I don't watch much television.
Because I don't have a television to watch. I get a huge kick out of saying "I don't watch much TV," when someone asks me if I've seen a particular show. "Oh, I don't either. There are just a few shows that I'm into," people respond quickly. Apparently most people think I must be morally opposed. But it's not that.
When Brian and I moved in together after college, it didn't really occur to us to get a television at first. Neither of us had watched a lot of television while we were in school, so there weren't shows we missed. I could listen to Giants games on the radio. Brian didn't seem to miss watching Lakers games. It wasn't some "kill your TV" kind of attitude; I simply didn't feel the need. I suppose the fact that we were living in Santa Cruz at the time didn't hurt either. We knew lots of people that didn't bother with TV, and people didn't seem to think it was weird that we didn't have one. Or maybe they just didn't say anything.
When we moved to Washington and I started grad school, if I admitted I didn't have a TV people thought it was weird. People here are more likely to ask why we don't have a TV set, and while I was in school, I would say, "Because I would just watch it when I'm supposed to be studying." It's true, too. When I travel for work, one of the first things I do when I get into my hotel room in the evening is turn on the TV. Maybe it's only because I like the noise to fill up the empty room, but I'm afraid that's what I'd do at home too. Most of the time I can't find much I'm interested in (although there's always an episode of Friends or Seinfeld on one station or another), but it doesn't take long before I'm totally sucked in.
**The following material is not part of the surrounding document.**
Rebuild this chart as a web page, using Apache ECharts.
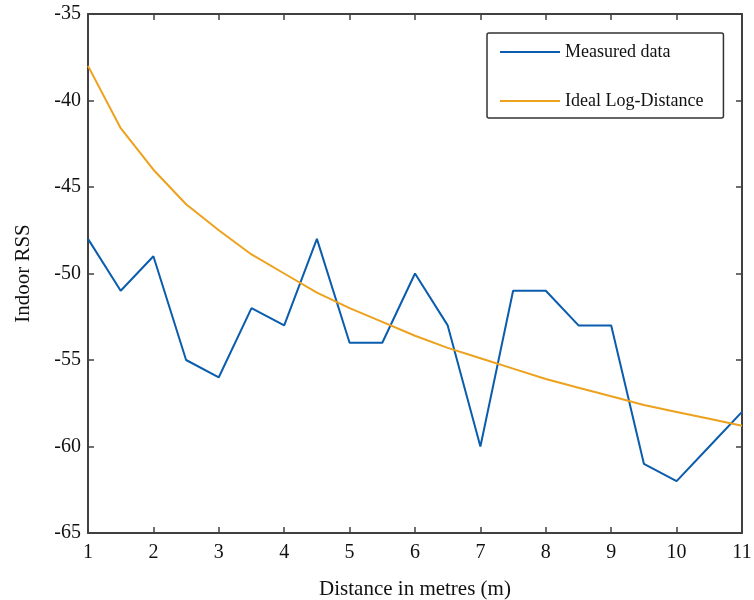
<!DOCTYPE html>
<html><head><meta charset="utf-8">
<script src="https://cdn.jsdelivr.net/npm/echarts@6/dist/echarts.min.js"></script>
<style>html,body{margin:0;padding:0;background:#fff}#c{width:754px;height:600px}</style>
</head><body><div id="c"></div>
<script>
const distances = [1,1.5,2,2.5,3,3.5,4,4.5,5,5.5,6,6.5,7,7.5,8,8.5,9,9.5,10,10.5,11];
const measured = [-48,-51,-49,-55,-56,-52,-53,-48,-54,-54,-50,-53,-60,-51,-51,-53,-53,-61,-62,-60,-58];
const ideal = [-38,-41.6,-44,-46,-47.5,-48.9,-50,-51.1,-52,-52.8,-53.6,-54.3,-54.9,-55.5,-56.1,-56.6,-57.1,-57.6,-58,-58.4,-58.8];
const xTicks = [1,2,3,4,5,6,7,8,9,10,11];
const yTicks = [-65,-60,-55,-50,-45,-40,-35];

const font = 'Liberation Serif';
const axisCol = '#404040';
const chart = echarts.init(document.getElementById('c'), null, {renderer:'canvas'});
const pair = (xs, ys) => xs.map((x,i)=>[x, ys[i]]);
const baseX = {
  type:'value', min:xTicks[0], max:xTicks[xTicks.length-1], interval:1,
  axisLine:{show:true, onZero:false, lineStyle:{color:axisCol, width:2}},
  axisTick:{show:true, inside:true, length:6, lineStyle:{color:axisCol, width:1.5}},
  splitLine:{show:false}
};
const baseY = {
  type:'value', min:yTicks[0], max:yTicks[yTicks.length-1], interval:5,
  axisLine:{show:true, onZero:false, lineStyle:{color:axisCol, width:2}},
  axisTick:{show:true, inside:true, length:6, lineStyle:{color:axisCol, width:1.5}},
  splitLine:{show:false}
};
chart.setOption({
  animation:false,
  backgroundColor:'#fff',
  grid:{left:88, right:12, top:14, bottom:67, containLabel:false, outerBoundsMode:'none'},
  xAxis:[
    Object.assign({}, baseX, {position:'bottom', name:'Distance in metres (m)', nameLocation:'middle', nameGap:46,
      nameTextStyle:{fontFamily:font, fontSize:21, color:'#111'},
      axisLabel:{fontFamily:font, fontSize:20, color:'#111', margin:10}}),
    Object.assign({}, baseX, {position:'top', axisLabel:{show:false}})
  ],
  yAxis:[
    Object.assign({}, baseY, {position:'left', name:'Indoor RSS', nameLocation:'middle', nameGap:54,
      nameTextStyle:{fontFamily:font, fontSize:21, color:'#111'},
      axisLabel:{fontFamily:font, fontSize:20, color:'#111', margin:7}}),
    Object.assign({}, baseY, {position:'right', axisLabel:{show:false}})
  ],
  legend:{
    left:487, top:33, orient:'vertical', icon:'rect', itemWidth:60, itemHeight:2, itemGap:31,
    padding:[10,20,8,13], borderColor:'#333', borderWidth:1.5, borderRadius:2,
    backgroundColor:'#fff',
    textStyle:{fontFamily:font, fontSize:18, color:'#111'},
    data:['Measured data','Ideal Log-Distance']
  },
  series:[
    {name:'Measured data', type:'line', symbol:'none', data:pair(distances, measured),
      lineStyle:{color:'#0a5cad', width:2}, itemStyle:{color:'#0a5cad'}},
    {name:'Ideal Log-Distance', type:'line', symbol:'none', data:pair(distances, ideal),
      lineStyle:{color:'#eda11c', width:2}, itemStyle:{color:'#eda11c'}}
  ]
});
</script></body></html>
Most of the time I still don't miss having easy access to television. During big sports events like the World Series or March Madness, we can walk down the street to the brewery to watch the games. Having gone to school for public policy, I have plenty of friends who were having groups of friends over to watch the debates in 2004. We joined Netflix and can watch movies on our computer.
This week I started wondering about our decision, though. It never occurred to me that when we had kids we might get a television. It's not something we talked about. But then I read about Grace Davis's suggestion to write about the books, music, movies, and television shows we want to share with our kids in honor of the 37th anniversary of Sesame Street. Instead of thinking of my favorite books (A Wrinkle in Time! The Little House books! Ramona!) or of the fantastic children's music I've added to my Amazon.com wish list, I immediately thought, "We have to get a TV so Sticky can watch Mr. Rogers." Because as much as the Sesame Street theme song makes me smile and in spite of my love of Big Bird, I have my fondest childhood TV memories of watching Mr. Rogers. Can I deny Sticky the happy routine of watching Mr. Rogers change into sneakers and cardigan (always hoping it's the red cardigan today)? The Trolley-Trolley music? The reassuring voice addressing him directly?
We may end up revisiting our decision. Perhaps Brian can create some sort of TV set that only gets Sesame Street and Mr. Rogers. But maybe that's not necessary. Looks like Netflix has several Mr. Rogers DVDs to choose from.